• _WHAT IS NEEDED_
Reproduce the material word for word; the images stay out.

• _DATA_
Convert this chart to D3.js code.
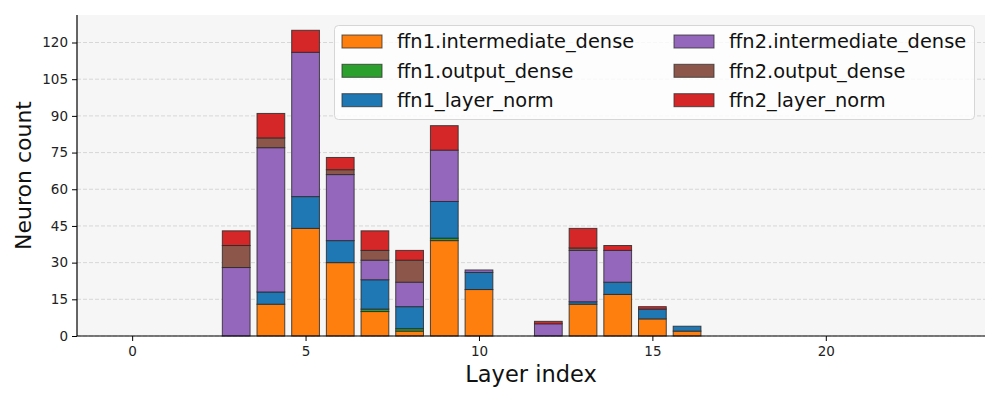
<!DOCTYPE html>
<html>
<head>
<meta charset="utf-8">
<script src="https://cdn.jsdelivr.net/npm/d3@7"></script>
<style>
  body { margin: 0; background: #fff; }
  svg { font-family: "DejaVu Sans", sans-serif; }
</style>
</head>
<body>
<div id="chart"></div>
<script>
  const width = 1000;
  const height = 400;

  // data: neuron counts per layer (0..23)
  const layers = d3.range(0, 24);
  const seriesNames = [
    "ffn1.intermediate_dense",
    "ffn1.output_dense",
    "ffn1_layer_norm",
    "ffn2.intermediate_dense",
    "ffn2.output_dense",
    "ffn2_layer_norm"
  ];
  const seriesColors = ["#ff7f0e", "#2ca02c", "#1f77b4", "#9467bd", "#8c564b", "#d62728"];
  //                     0  1  2   3   4   5   6   7   8   9  10 11 12  13  14 15 16 17..23
  const ffn1Inter  = [0, 0, 0, 0, 13, 44, 30, 10,  2, 39, 19, 0, 0, 13, 17, 7, 2, 0, 0, 0, 0, 0, 0, 0];
  const ffn1Out    = [0, 0, 0, 0,  0,  0,  0,  1,  1,  1,  0, 0, 0,  0,  0, 0, 0, 0, 0, 0, 0, 0, 0, 0];
  const ffn1Norm   = [0, 0, 0, 0,  5, 13,  9, 12,  9, 15,  7, 0, 0,  1,  5, 4, 2, 0, 0, 0, 0, 0, 0, 0];
  const ffn2Inter  = [0, 0, 0, 28, 59, 59, 27, 8, 10, 21,  1, 0, 5, 21, 13, 0, 0, 0, 0, 0, 0, 0, 0, 0];
  const ffn2Out    = [0, 0, 0, 9,  4,  0,  2,  4,  9,  0,  0, 0, 0,  1,  0, 0, 0, 0, 0, 0, 0, 0, 0, 0];
  const ffn2Norm   = [0, 0, 0, 6, 10,  9,  5,  8,  4, 10,  0, 0, 1,  8,  2, 1, 0, 0, 0, 0, 0, 0, 0, 0];
  const seriesValues = [ffn1Inter, ffn1Out, ffn1Norm, ffn2Inter, ffn2Out, ffn2Norm];
  const yTicks = [0, 15, 30, 45, 60, 75, 90, 105, 120];
  const xTicks = [0, 5, 10, 15, 20];

  const margin = { left: 77, right: 15, top: 15, bottom: 64 };
  const plotW = width - margin.left - margin.right;
  const plotH = height - margin.top - margin.bottom;
  const barW = 0.8;

  const rows = layers.map(function(l, i) {
    const row = { layer: l };
    seriesNames.forEach(function(name, s) { row[name] = seriesValues[s][i]; });
    return row;
  });
  const stacked = d3.stack().keys(seriesNames)(rows);
  const maxTotal = d3.max(rows, function(r) {
    return d3.sum(seriesNames, function(n) { return r[n]; });
  });

  // matplotlib-style 5% padding on x
  const xMin = layers[0] - barW / 2, xMax = layers[layers.length - 1] + barW / 2;
  const pad = (xMax - xMin) * 0.05;
  const x = d3.scaleLinear().domain([xMin - pad, xMax + pad]).range([0, plotW]);
  const y = d3.scaleLinear().domain([0, maxTotal * 1.05]).range([plotH, 0]);

  const svg = d3.select("#chart").append("svg")
    .attr("width", width)
    .attr("height", height);

  const g = svg.append("g")
    .attr("transform", "translate(" + margin.left + "," + margin.top + ")");

  g.append("rect")
    .attr("width", plotW)
    .attr("height", plotH)
    .attr("fill", "#f6f6f6");

  // grid
  g.selectAll("line.grid")
    .data(yTicks)
    .enter()
    .append("line")
    .attr("class", "grid")
    .attr("x1", 0)
    .attr("x2", plotW)
    .attr("y1", function(d) { return y(d); })
    .attr("y2", function(d) { return y(d); })
    .attr("stroke", "#cfcfcf")
    .attr("stroke-width", 0.8)
    .attr("stroke-dasharray", "4,2");

  // bars
  g.selectAll("g.series")
    .data(stacked)
    .enter()
    .append("g")
    .attr("class", "series")
    .attr("fill", function(d, i) { return seriesColors[i]; })
    .selectAll("rect")
    .data(function(d) { return d.filter(function(p) { return p[1] - p[0] > 0; }); })
    .enter()
    .append("rect")
    .attr("x", function(d) { return x(d.data.layer - barW / 2); })
    .attr("width", function(d) { return x(barW) - x(0); })
    .attr("y", function(d) { return y(d[1]); })
    .attr("height", function(d) { return y(d[0]) - y(d[1]); })
    .attr("stroke", "#2a2a2a")
    .attr("stroke-opacity", 0.85)
    .attr("stroke-width", 1);

  // axes
  const yAxis = g.append("g")
    .call(d3.axisLeft(y).tickValues(yTicks).tickSize(5).tickPadding(4));
  const xAxis = g.append("g")
    .attr("transform", "translate(0," + plotH + ")")
    .call(d3.axisBottom(x).tickValues(xTicks).tickSize(5).tickPadding(5));

  [xAxis, yAxis].forEach(function(a) {
    a.selectAll("text")
      .style("font-family", "DejaVu Sans")
      .style("font-size", "13.5px")
      .attr("fill", "#222");
    a.selectAll("line").attr("stroke", "#000").attr("stroke-width", 1);
    a.select(".domain").attr("stroke", "#000").attr("stroke-width", 1.2);
  });
  // only left + bottom spines: remove the outer tick stubs of the domain path
  yAxis.select(".domain").attr("d", "M0," + plotH + "V0");
  xAxis.select(".domain").attr("d", "M0,0H" + plotW);

  // axis labels
  svg.append("text")
    .attr("x", margin.left + plotW / 2)
    .attr("y", 382)
    .attr("text-anchor", "middle")
    .style("font-size", "22.5px")
    .attr("fill", "#111")
    .text("Layer index");

  svg.append("text")
    .attr("transform", "translate(31," + (margin.top + plotH / 2) + ") rotate(-90)")
    .attr("text-anchor", "middle")
    .style("font-size", "22px")
    .attr("fill", "#111")
    .text("Neuron count");

  // legend
  const legend = svg.append("g");
  legend.append("rect")
    .attr("x", 334.5)
    .attr("y", 25.5)
    .attr("width", 640)
    .attr("height", 94)
    .attr("rx", 4)
    .attr("fill", "#fff")
    .attr("fill-opacity", 0.8)
    .attr("stroke", "#d6d6d6");

  const colX = [342, 674];
  const rowY = [41.5, 70.8, 100.2];
  seriesNames.forEach(function(name, i) {
    const cx = colX[Math.floor(i / 3)];
    const cy = rowY[i % 3];
    legend.append("rect")
      .attr("x", cx)
      .attr("y", cy - 6.5)
      .attr("width", 40)
      .attr("height", 13)
      .attr("fill", seriesColors[i])
      .attr("stroke", "#333")
      .attr("stroke-opacity", 0.8);
    legend.append("text")
      .attr("x", cx + 55)
      .attr("y", cy)
      .attr("dy", "0.35em")
      .style("font-size", "19.4px")
      .attr("fill", "#111")
      .text(name);
  });
</script>
</body>
</html>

• _COMPLETE OUTPUT_
Convert this chart to D3.js code.
<!DOCTYPE html>
<html>
<head>
<meta charset="utf-8">
<script src="https://cdn.jsdelivr.net/npm/d3@7"></script>
<style>
  body { margin: 0; background: #fff; }
  svg { font-family: "DejaVu Sans", sans-serif; }
</style>
</head>
<body>
<div id="chart"></div>
<script>
  const width = 1000;
  const height = 400;

  // data: neuron counts per layer (0..23)
  const layers = d3.range(0, 24);
  const seriesNames = [
    "ffn1.intermediate_dense",
    "ffn1.output_dense",
    "ffn1_layer_norm",
    "ffn2.intermediate_dense",
    "ffn2.output_dense",
    "ffn2_layer_norm"
  ];
  const seriesColors = ["#ff7f0e", "#2ca02c", "#1f77b4", "#9467bd", "#8c564b", "#d62728"];
  //                     0  1  2   3   4   5   6   7   8   9  10 11 12  13  14 15 16 17..23
  const ffn1Inter  = [0, 0, 0, 0, 13, 44, 30, 10,  2, 39, 19, 0, 0, 13, 17, 7, 2, 0, 0, 0, 0, 0, 0, 0];
  const ffn1Out    = [0, 0, 0, 0,  0,  0,  0,  1,  1,  1,  0, 0, 0,  0,  0, 0, 0, 0, 0, 0, 0, 0, 0, 0];
  const ffn1Norm   = [0, 0, 0, 0,  5, 13,  9, 12,  9, 15,  7, 0, 0,  1,  5, 4, 2, 0, 0, 0, 0, 0, 0, 0];
  const ffn2Inter  = [0, 0, 0, 28, 59, 59, 27, 8, 10, 21,  1, 0, 5, 21, 13, 0, 0, 0, 0, 0, 0, 0, 0, 0];
  const ffn2Out    = [0, 0, 0, 9,  4,  0,  2,  4,  9,  0,  0, 0, 0,  1,  0, 0, 0, 0, 0, 0, 0, 0, 0, 0];
  const ffn2Norm   = [0, 0, 0, 6, 10,  9,  5,  8,  4, 10,  0, 0, 1,  8,  2, 1, 0, 0, 0, 0, 0, 0, 0, 0];
  const seriesValues = [ffn1Inter, ffn1Out, ffn1Norm, ffn2Inter, ffn2Out, ffn2Norm];
  const yTicks = [0, 15, 30, 45, 60, 75, 90, 105, 120];
  const xTicks = [0, 5, 10, 15, 20];

  const margin = { left: 77, right: 15, top: 15, bottom: 64 };
  const plotW = width - margin.left - margin.right;
  const plotH = height - margin.top - margin.bottom;
  const barW = 0.8;

  const rows = layers.map(function(l, i) {
    const row = { layer: l };
    seriesNames.forEach(function(name, s) { row[name] = seriesValues[s][i]; });
    return row;
  });
  const stacked = d3.stack().keys(seriesNames)(rows);
  const maxTotal = d3.max(rows, function(r) {
    return d3.sum(seriesNames, function(n) { return r[n]; });
  });

  // matplotlib-style 5% padding on x
  const xMin = layers[0] - barW / 2, xMax = layers[layers.length - 1] + barW / 2;
  const pad = (xMax - xMin) * 0.05;
  const x = d3.scaleLinear().domain([xMin - pad, xMax + pad]).range([0, plotW]);
  const y = d3.scaleLinear().domain([0, maxTotal * 1.05]).range([plotH, 0]);

  const svg = d3.select("#chart").append("svg")
    .attr("width", width)
    .attr("height", height);

  const g = svg.append("g")
    .attr("transform", "translate(" + margin.left + "," + margin.top + ")");

  g.append("rect")
    .attr("width", plotW)
    .attr("height", plotH)
    .attr("fill", "#f6f6f6");

  // grid
  g.selectAll("line.grid")
    .data(yTicks)
    .enter()
    .append("line")
    .attr("class", "grid")
    .attr("x1", 0)
    .attr("x2", plotW)
    .attr("y1", function(d) { return y(d); })
    .attr("y2", function(d) { return y(d); })
    .attr("stroke", "#cfcfcf")
    .attr("stroke-width", 0.8)
    .attr("stroke-dasharray", "4,2");

  // bars
  g.selectAll("g.series")
    .data(stacked)
    .enter()
    .append("g")
    .attr("class", "series")
    .attr("fill", function(d, i) { return seriesColors[i]; })
    .selectAll("rect")
    .data(function(d) { return d.filter(function(p) { return p[1] - p[0] > 0; }); })
    .enter()
    .append("rect")
    .attr("x", function(d) { return x(d.data.layer - barW / 2); })
    .attr("width", function(d) { return x(barW) - x(0); })
    .attr("y", function(d) { return y(d[1]); })
    .attr("height", function(d) { return y(d[0]) - y(d[1]); })
    .attr("stroke", "#2a2a2a")
    .attr("stroke-opacity", 0.85)
    .attr("stroke-width", 1);

  // axes
  const yAxis = g.append("g")
    .call(d3.axisLeft(y).tickValues(yTicks).tickSize(5).tickPadding(4));
  const xAxis = g.append("g")
    .attr("transform", "translate(0," + plotH + ")")
    .call(d3.axisBottom(x).tickValues(xTicks).tickSize(5).tickPadding(5));

  [xAxis, yAxis].forEach(function(a) {
    a.selectAll("text")
      .style("font-family", "DejaVu Sans")
      .style("font-size", "13.5px")
      .attr("fill", "#222");
    a.selectAll("line").attr("stroke", "#000").attr("stroke-width", 1);
    a.select(".domain").attr("stroke", "#000").attr("stroke-width", 1.2);
  });
  // only left + bottom spines: remove the outer tick stubs of the domain path
  yAxis.select(".domain").attr("d", "M0," + plotH + "V0");
  xAxis.select(".domain").attr("d", "M0,0H" + plotW);

  // axis labels
  svg.append("text")
    .attr("x", margin.left + plotW / 2)
    .attr("y", 382)
    .attr("text-anchor", "middle")
    .style("font-size", "22.5px")
    .attr("fill", "#111")
    .text("Layer index");

  svg.append("text")
    .attr("transform", "translate(31," + (margin.top + plotH / 2) + ") rotate(-90)")
    .attr("text-anchor", "middle")
    .style("font-size", "22px")
    .attr("fill", "#111")
    .text("Neuron count");

  // legend
  const legend = svg.append("g");
  legend.append("rect")
    .attr("x", 334.5)
    .attr("y", 25.5)
    .attr("width", 640)
    .attr("height", 94)
    .attr("rx", 4)
    .attr("fill", "#fff")
    .attr("fill-opacity", 0.8)
    .attr("stroke", "#d6d6d6");

  const colX = [342, 674];
  const rowY = [41.5, 70.8, 100.2];
  seriesNames.forEach(function(name, i) {
    const cx = colX[Math.floor(i / 3)];
    const cy = rowY[i % 3];
    legend.append("rect")
      .attr("x", cx)
      .attr("y", cy - 6.5)
      .attr("width", 40)
      .attr("height", 13)
      .attr("fill", seriesColors[i])
      .attr("stroke", "#333")
      .attr("stroke-opacity", 0.8);
    legend.append("text")
      .attr("x", cx + 55)
      .attr("y", cy)
      .attr("dy", "0.35em")
      .style("font-size", "19.4px")
      .attr("fill", "#111")
      .text(name);
  });
</script>
</body>
</html>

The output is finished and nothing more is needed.